With the modular, pots and faders all dust-free the next stage will be using contact cleaner to lubricate and clean the components, this will physically clean the components and reduce any unwanted noise from the desk.
Just like clearing the dust from the area using compressed air, apply the same technique of spraying the components with contact cleaner. You only need a small spray, less is more. While using the contact cleaner with the faders spray, and then like with the compressed air technique, move the fader up and down to get as much of the component lubricated by the contact cleaner. The same theory applies with the pots and buttons. Afterwards, you’ll notice each component to have no resistant when moving, this is a good sign you’ve adequately lubricated and cleaned each element.

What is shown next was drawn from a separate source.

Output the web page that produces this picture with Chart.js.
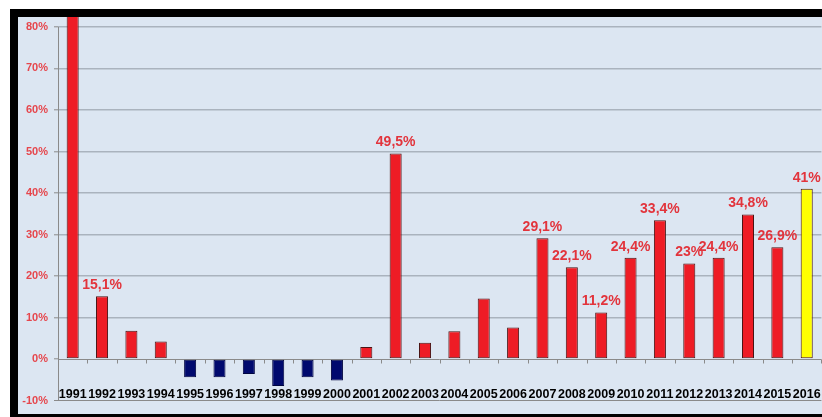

You can also give the ribbon cables a clean using the contact cleaner, just remove the loom, spray contact cleaner and using either cotton buds or a small paintbrush, give the pins a rub.
Bonus – For Good Measure
Any noise issues you may have with specific channels will hopefully be resolved thanks to this. Worth noting, while cleaning using contact cleaner use protective gloves, anything to stop it coming into contact with your skin. And lastly for good measure, if you want to give everything another blast with compressed air to dry everything up.
Phase 3 – Reassemble
The last step, probably to most time consuming, will be the reassemble of the desk. Reattach the ribbon loops to each modular, and then place back into the panels. Screw all the screws back in and reattached all the knobs and sliders. Revisit any photos or notes from the beginning stage to ensure correct reassemble. Then test each channel to ensure everything is working fine, then enjoy your crystal clean and sounding desk.
Overall by keeping a couple of paintbrushes handy and brushing down often after each use and following steps like keeping your desk covered with a towel. You will ultimately keep your desk cleaner for longer and extend the amount of time between time-consuming services like this. Little and often will go a long way.